We went on to agree that the common pattern these days seemed to be for the department star performer to be promoted from contributor, to team leader, to manager in seemingly record time. We agreed that new managers have difficulty moving from the contributor to the manager role because no one is willing to spend the time and energy to coach them through the various hurdles that new managers and leaders face. We agreed that this lack of training never seemed to lower the expectations of the manager, just the performance.

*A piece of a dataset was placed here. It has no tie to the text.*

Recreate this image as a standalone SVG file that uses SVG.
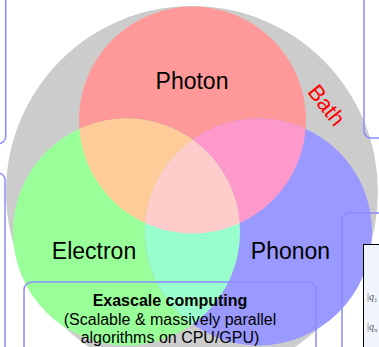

Then we disagreed, strongly. What caused the disagreement? The
concept was micro-management. My friend explained to me that she has "coached" many employees recently and that many of them complained about one particular manager who was micro-managing them. She told me that she helps the employees understand and come to grips with "their problem". "You're not going to be able to change that manager, she explained to me, "so you've got to change the employees". She explains to them that if they are being micro-managed, there's probably a reason for it. They are probably doing something wrong. If they just identify that problem and improve, their manager will stop the micro-management. "The employees need to improve themselves. It's as simple as that."
I wish my life was as simple as that.
She acknowledges that with that many employees complaining that
it's likely the manager is the problem. But changing the manager is too much trouble, she says, so let's tell the employees it's their fault.
While it is true that it is sometimes necessary to micro-manage
people, her explanation makes little sense to me. You might micro-manage an employee if their performance is lacking. Or because the project they are working on is very high visibility and any chance of error must be minimized. But when a number of employees are complaining about the same manager micro-managing them it implies one of two things.
Either this manager:
1. Has a lot of problem employees and needs to start weeding them out, or
2. This manager does not know how to let go and properly
delegate to their staff.
Excessive micro-management is not the sign of a healthy manager.
When someone is constantly micro-managing their staff it's generally their problem, not the employees.
If you are micro-managing your staff, refusing to delegate routine, and not so routine tasks to them for completion, then you are setting yourself up for trouble. Have you ever heard yourself say, "I would delegate this to someone else, but it's just as easy to do it myself"? Or maybe you say, "This task is too complicated to delegate. I have to make sure it's done right."
If so, I hope you like your job. Because you aren't going anyplace higher. Delegation can be difficult to learn because it looks like a huge risk and a huge leap of faith. But it doesn't have to be that way. There are techniques that you can learn that will help you delegate and get you out of the detail. And you have to get out of the detail if you really want to be an executive.